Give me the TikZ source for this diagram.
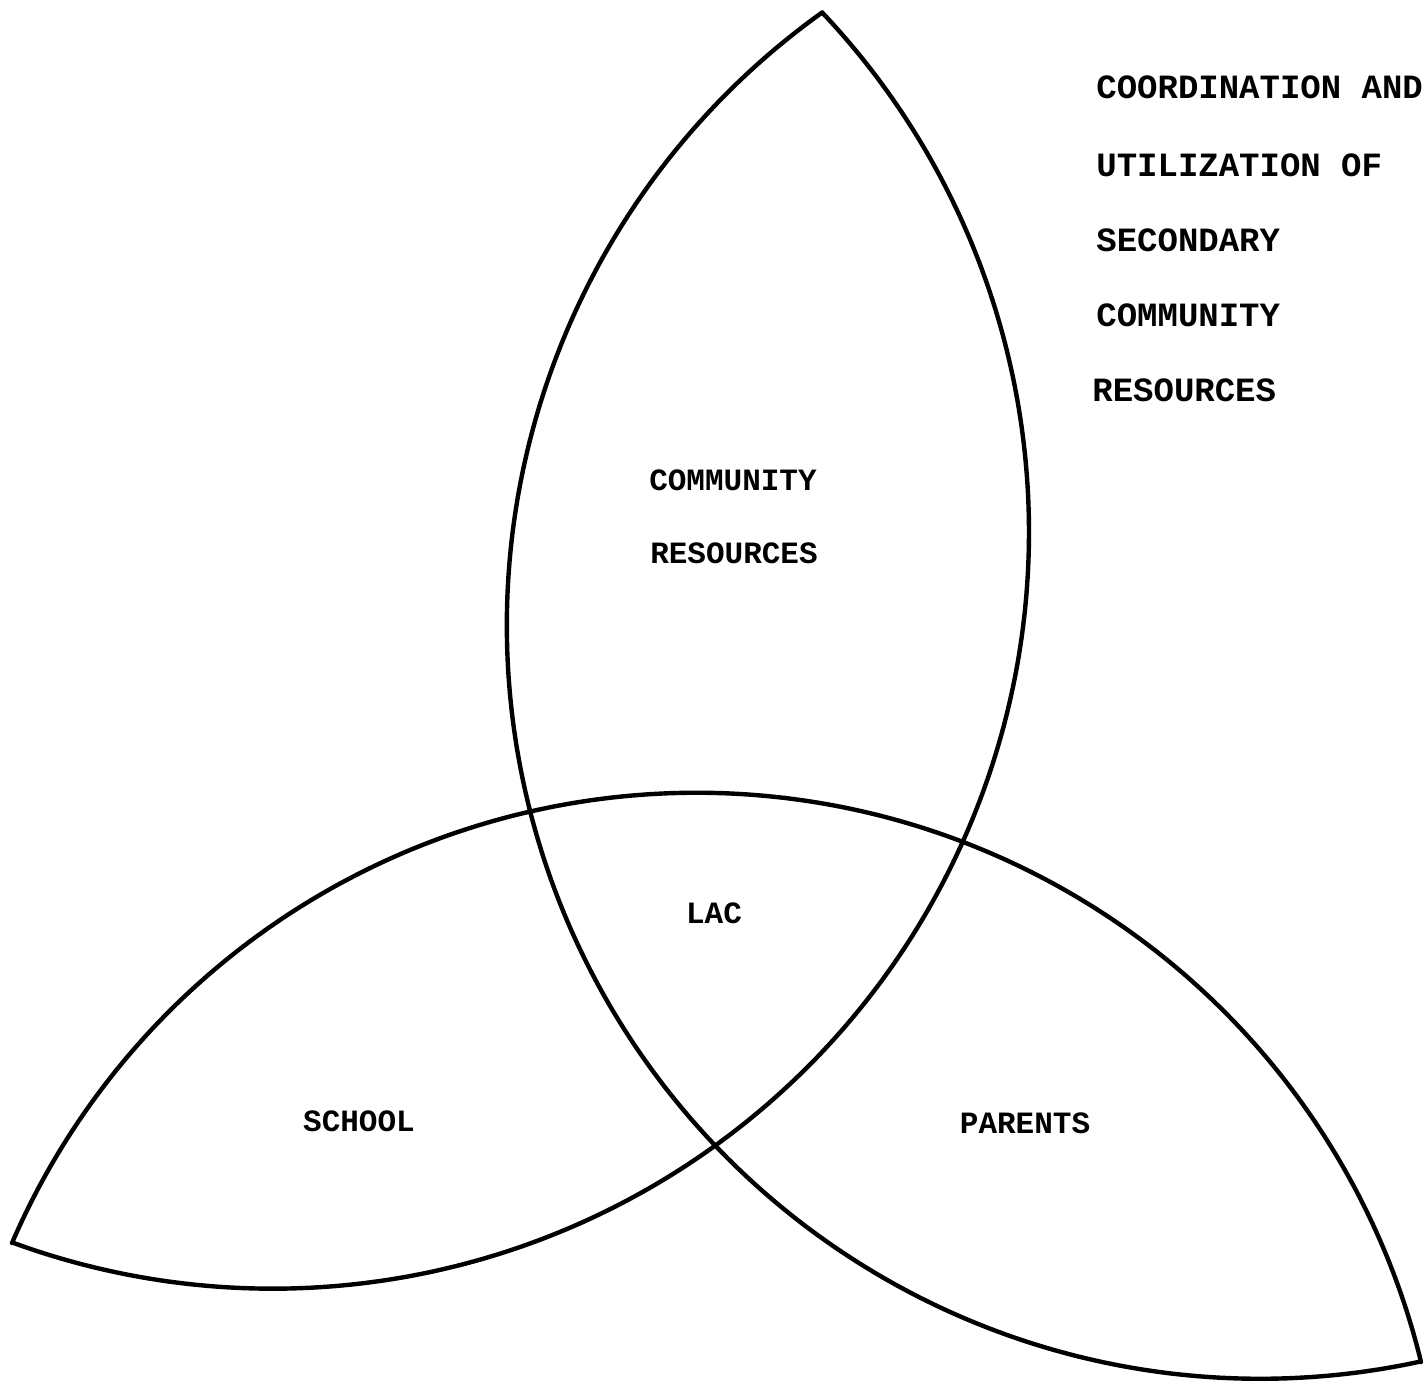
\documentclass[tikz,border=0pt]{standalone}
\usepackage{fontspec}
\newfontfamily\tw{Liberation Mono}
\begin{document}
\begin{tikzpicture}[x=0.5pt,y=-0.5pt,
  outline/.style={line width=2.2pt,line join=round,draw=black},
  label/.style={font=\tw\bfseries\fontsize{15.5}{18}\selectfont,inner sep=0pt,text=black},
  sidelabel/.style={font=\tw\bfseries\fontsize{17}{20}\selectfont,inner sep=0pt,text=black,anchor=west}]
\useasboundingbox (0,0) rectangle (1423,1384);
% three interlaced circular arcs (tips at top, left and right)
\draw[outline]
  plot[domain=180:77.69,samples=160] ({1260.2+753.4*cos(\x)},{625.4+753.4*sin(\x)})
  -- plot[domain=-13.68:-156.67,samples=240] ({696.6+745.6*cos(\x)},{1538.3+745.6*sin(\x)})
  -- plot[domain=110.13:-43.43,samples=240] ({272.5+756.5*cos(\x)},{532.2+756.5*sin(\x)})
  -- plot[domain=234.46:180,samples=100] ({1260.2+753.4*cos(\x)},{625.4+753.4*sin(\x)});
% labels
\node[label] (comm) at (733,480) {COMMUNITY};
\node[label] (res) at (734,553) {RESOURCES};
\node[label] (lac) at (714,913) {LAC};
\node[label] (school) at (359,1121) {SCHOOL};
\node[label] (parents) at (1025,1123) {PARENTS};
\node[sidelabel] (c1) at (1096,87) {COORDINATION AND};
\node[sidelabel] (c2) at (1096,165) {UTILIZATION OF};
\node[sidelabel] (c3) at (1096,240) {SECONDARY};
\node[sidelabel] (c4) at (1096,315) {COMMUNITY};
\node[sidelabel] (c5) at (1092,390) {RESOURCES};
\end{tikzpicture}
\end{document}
__________________________________________________
**Your task**
Copy out every line of the material above exactly, skipping the pictures.

**Right answer**
Give me the TikZ source for this diagram.
\documentclass[tikz,border=0pt]{standalone}
\usepackage{fontspec}
\newfontfamily\tw{Liberation Mono}
\begin{document}
\begin{tikzpicture}[x=0.5pt,y=-0.5pt,
  outline/.style={line width=2.2pt,line join=round,draw=black},
  label/.style={font=\tw\bfseries\fontsize{15.5}{18}\selectfont,inner sep=0pt,text=black},
  sidelabel/.style={font=\tw\bfseries\fontsize{17}{20}\selectfont,inner sep=0pt,text=black,anchor=west}]
\useasboundingbox (0,0) rectangle (1423,1384);
% three interlaced circular arcs (tips at top, left and right)
\draw[outline]
  plot[domain=180:77.69,samples=160] ({1260.2+753.4*cos(\x)},{625.4+753.4*sin(\x)})
  -- plot[domain=-13.68:-156.67,samples=240] ({696.6+745.6*cos(\x)},{1538.3+745.6*sin(\x)})
  -- plot[domain=110.13:-43.43,samples=240] ({272.5+756.5*cos(\x)},{532.2+756.5*sin(\x)})
  -- plot[domain=234.46:180,samples=100] ({1260.2+753.4*cos(\x)},{625.4+753.4*sin(\x)});
% labels
\node[label] (comm) at (733,480) {COMMUNITY};
\node[label] (res) at (734,553) {RESOURCES};
\node[label] (lac) at (714,913) {LAC};
\node[label] (school) at (359,1121) {SCHOOL};
\node[label] (parents) at (1025,1123) {PARENTS};
\node[sidelabel] (c1) at (1096,87) {COORDINATION AND};
\node[sidelabel] (c2) at (1096,165) {UTILIZATION OF};
\node[sidelabel] (c3) at (1096,240) {SECONDARY};
\node[sidelabel] (c4) at (1096,315) {COMMUNITY};
\node[sidelabel] (c5) at (1092,390) {RESOURCES};
\end{tikzpicture}
\end{document}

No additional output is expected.